Coaching & Training PART SEVEN

In Part Six, we looked at two aspects of emotional intelligence.

We’ll continue by looking at a further two key areas.

This part will look at how well you understand emotions and how to manage your own emotions and better manage emotional relationships with other people.

The ability to understand emotions is the most thinking-related of the four emotional intelligence skills.

In particular how one emotion transitions to another emotion.

In fact, emotions can alter from one state to another through several stages.

First of all, how well do you understand emotions?

If you are weak in this area it is likely that you will:
Fail to connect with other people and struggle to understand more complex emotions.
It’s probable you will miss the point and be surprised by other people’s emotions.

If you are strong in this area it is likely that you will:
Understand what others feel and why, and be good at reading people.
You take the time to understand other people’s points of view and are blessed with insight into the way people think and behave.


Pick the emotion a person is revealing and imagine how this mood may change during the day.
At the beginning of the day assess how YOU feel and presuppose what this may mean for you for the rest of the day.
If you feel somewhat dull, alter your state immediately.

So, begin to focus on the causes and consequences of an emotion and how it is likely to progress.
How will it affect a coaching session?
Do you have any clues about WHY you are feeling this way?
What could have led to this change in feeling?

If you are meeting with someone, determine how you would like to feel during the meeting.
Think of the beginning, middle and end of the meeting.
Also, determine how you would like the other person to feel during your meeting.
Again, consider the beginning, middle and end of the meeting.

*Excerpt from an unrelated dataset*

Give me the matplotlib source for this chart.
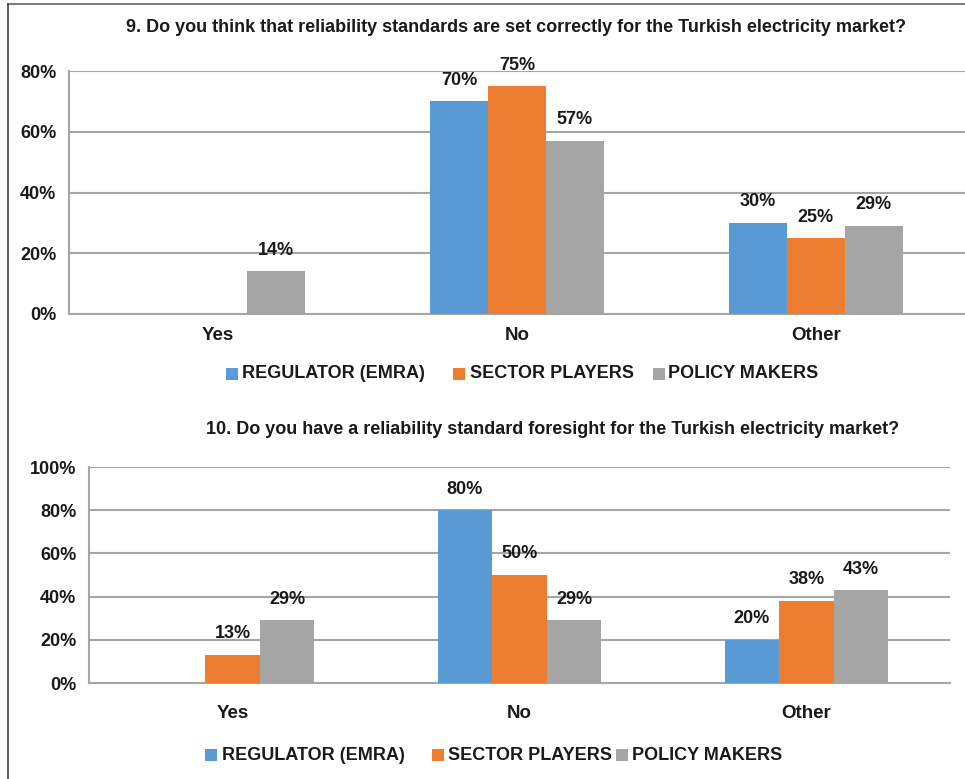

Think of the best way for you to feel, if and when, you present a proposal.
Should there be one or more emotional shifts during this process?
Thinking this way has an immediate payoff.
Well, you will develop considerable emotional and behavioural intelligence.
And you can pass this expertise on to the people you coach.

Let’s move on to the important area of How to Manage Your Own Emotions and better manage emotional relationships with others.

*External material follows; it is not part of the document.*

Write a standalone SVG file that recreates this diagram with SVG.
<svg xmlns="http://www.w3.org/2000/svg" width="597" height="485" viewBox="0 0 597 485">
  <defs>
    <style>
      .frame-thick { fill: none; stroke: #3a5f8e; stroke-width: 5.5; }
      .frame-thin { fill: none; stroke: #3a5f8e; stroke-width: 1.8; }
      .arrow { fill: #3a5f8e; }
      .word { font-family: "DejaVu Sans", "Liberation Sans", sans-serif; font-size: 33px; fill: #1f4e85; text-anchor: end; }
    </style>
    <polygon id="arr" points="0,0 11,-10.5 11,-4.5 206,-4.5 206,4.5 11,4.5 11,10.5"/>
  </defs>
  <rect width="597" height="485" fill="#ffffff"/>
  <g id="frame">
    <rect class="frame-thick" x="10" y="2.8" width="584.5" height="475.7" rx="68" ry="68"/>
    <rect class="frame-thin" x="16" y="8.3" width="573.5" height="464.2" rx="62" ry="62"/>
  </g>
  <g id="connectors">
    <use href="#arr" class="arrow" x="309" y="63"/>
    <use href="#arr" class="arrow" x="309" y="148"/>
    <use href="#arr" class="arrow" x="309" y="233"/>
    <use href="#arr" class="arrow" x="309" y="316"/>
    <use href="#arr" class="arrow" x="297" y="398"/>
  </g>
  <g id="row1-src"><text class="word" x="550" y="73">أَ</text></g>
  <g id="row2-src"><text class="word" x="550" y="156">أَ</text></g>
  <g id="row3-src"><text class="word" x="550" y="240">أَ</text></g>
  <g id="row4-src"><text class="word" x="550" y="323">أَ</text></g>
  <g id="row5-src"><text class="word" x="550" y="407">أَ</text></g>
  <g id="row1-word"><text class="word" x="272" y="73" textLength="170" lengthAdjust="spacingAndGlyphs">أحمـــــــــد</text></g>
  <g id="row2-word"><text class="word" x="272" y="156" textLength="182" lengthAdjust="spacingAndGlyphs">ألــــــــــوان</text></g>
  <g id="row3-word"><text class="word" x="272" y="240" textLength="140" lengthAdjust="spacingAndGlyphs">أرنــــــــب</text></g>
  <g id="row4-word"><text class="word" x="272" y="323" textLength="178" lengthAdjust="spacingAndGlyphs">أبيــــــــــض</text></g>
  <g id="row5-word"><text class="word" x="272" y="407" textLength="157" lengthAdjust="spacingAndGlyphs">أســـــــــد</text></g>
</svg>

If you are weak in this area it is likely that you will:
Probably get overly emotional rather often and are somewhat controlled by emotions.
This results in being overwhelmed by many situations.

If you are strong in this area it is likely that you will:
Feel your emotions but are not controlled by them and you like to solve problems in which emotions are involved.
Create considerable empathy.
You like to make things happen.


Spend some time thinking about those people you seem to have a degree of difficulty with and find a way to spend time with them.
Go ahead and alter how you think, feel and behave when you are with them.
See if this makes a difference to the relationship.
Are you now finding it easier to get in rapport?
Also consider spending more time with those people you care about.
And tell them how you feel about them!
Show your emotional side – don’t just think – act!
If an Englishman can do it, so can you!

Ask yourself:

How can I manage a situation actively and directly, to achieve the best short and long-term outcome?
This question assists with developing strategies, particularly for coping in an active way, and being able to work “through” your emotions.

Further Action you can take includes:

1. Make sure your body language is in tune with your message, and regularly use varied and open-armed gestures.
2. Listen with understanding and compassion.
3. When you are in a conversation, maintain meaningful eye contact.
4. Develop the skills to express yourself on all levels and in all ways.
5. Use and pass these skills on to the people you coach.

Oh, and make sure you tell those people close to you that you care for them.